"If access to compute, power, and networking can be packaged and sold by enterprises, AI infrastructure operators, telecoms, colocation players, and perhaps even large private data center owners, then cloud computing becomes less about who invented the model and more about who has available capacity right now. In other words, the market starts to behave less like a neatly segmented cloud industry and more like a dynamic exchange for compute resources."
"The first and most obvious benefit is price. Non-hyperscale providers with excess capacity are often not carrying the same cost structures, margin expectations, or service packaging as the major cloud vendors. If they have unused GPUs, underutilized clusters, or stranded power and cooling resources, they may be willing to sell access at rates that are materially lower than the traditional cloud market. For enterprises under pressure to control AI and infrastructure costs, that matters."
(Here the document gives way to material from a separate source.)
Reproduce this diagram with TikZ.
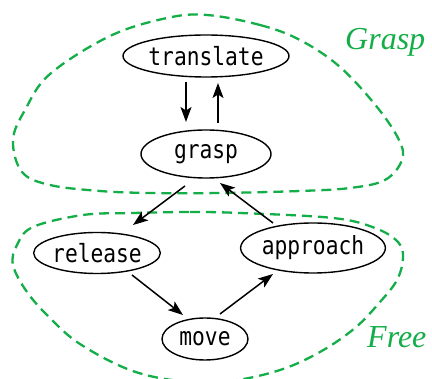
\documentclass[tikz,border=0pt]{standalone}
\usepackage{fontspec}
\setmainfont{Liberation Serif}
\newfontfamily\statefont[FakeStretch=0.85]{DejaVu Sans Mono}
\usetikzlibrary{shapes.geometric,arrows.meta,calc}
\definecolor{regiongreen}{RGB}{20,174,72}
\begin{document}
\begin{tikzpicture}[x=1pt,y=-1pt,
  state/.style={draw, ellipse, line width=1.4pt, inner sep=0pt,
    font=\statefont\fontsize{25}{25}\selectfont},
  arr/.style={line width=1.5pt, -{Stealth[length=15pt,width=11pt,inset=3.5pt]}},
  region/.style={draw=regiongreen, line width=2.3pt, dash pattern=on 10pt off 6pt},
  regionlabel/.style={text=regiongreen, anchor=base west, inner sep=0pt,
    font=\itshape\fontsize{32}{32}\selectfont}]
\useasboundingbox[fill=white] (0,0) rectangle (432,379);

% states
\node[state, minimum width=166pt, minimum height=42pt] (translate) at (206,56) {translate};
\node[state, minimum width=130pt, minimum height=48pt] (grasp) at (206,154) {grasp};
\node[state, minimum width=124pt, minimum height=41pt] (release) at (97,253) {release};
\node[state, minimum width=140pt, minimum height=50pt] (approach) at (313,248) {approach};
\node[state, minimum width=86pt, minimum height=42pt] (move) at (205,339) {move};

% region outlines
\draw[region] plot[smooth cycle, tension=0.6] coordinates {
  (207,15) (260,25) (300,40) (340,67) (377,107) (399,140) (402,160)
  (385,180) (350,188) (300,191) (220,193) (150,193) (100,191) (50,185)
  (22,172) (13,140) (25,110) (50,74) (110,36) (167,18)};
\draw[region] plot[smooth cycle, tension=0.6] coordinates {
  (133,213) (190,212) (240,213) (333,218) (375,228) (398,242) (403,258)
  (397,280) (380,302) (355,328) (320,352) (280,370) (230,381) (180,381)
  (130,370) (80,344) (50,318) (27,292) (13,265) (17,245) (33,227) (83,215)};

\node[regionlabel] (lgrasp) at (345,50) {Grasp};
\node[regionlabel] (lfree) at (367,348) {Free};

% transitions
\draw[arr] ($(translate.center)+(-20,26)$) -- ($(grasp.center)+(-20,-32)$);
\draw[arr] ($(grasp.center)+(12,-31)$) -- ($(translate.center)+(12,27)$);
\draw[arr] ($(grasp.center)+(-21,32)$) -- ($(release.center)+(36,-28)$);
\draw[arr] ($(approach.center)+(-40,-25)$) -- ($(grasp.center)+(14,29)$);
\draw[arr] ($(release.center)+(35,22)$) -- ($(move.center)+(-22,-24)$);
\draw[arr] ($(move.center)+(15,-25)$) -- ($(approach.center)+(-40,26)$);
\end{tikzpicture}
\end{document}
"The second benefit is efficiency. If capacity already exists somewhere and can be used by another party, we may be able to satisfy demand without building new infrastructure. That means AI infrastructure can scale more quickly by reallocating existing compute and data center resources rather than waiting for additional capacity to be constructed."
"The traditional assumption has always been simple: If you need elastic infrastructure at scale, you go to a hyperscaler such as AWS, Microsoft, or Google. They own the data centers, they understand multitenancy, and they know how to deliver computing as a repeatable service. The article suggests something different may now be emerging."
Organizations with excess compute, power, and networking capacity may temporarily operate like cloud providers, enabling enterprises to purchase elastic infrastructure from more than hyperscalers. This shift changes cloud competition from who built the service model to who has available capacity at a given time. Lower pricing can result when non-hyperscale providers have unused GPUs, underutilized clusters, or stranded power and cooling and sell access with different cost structures and margin expectations. Efficiency can improve by using existing capacity to meet demand rather than building new infrastructure. The market can become more like a dynamic exchange for compute resources than a neatly segmented cloud industry.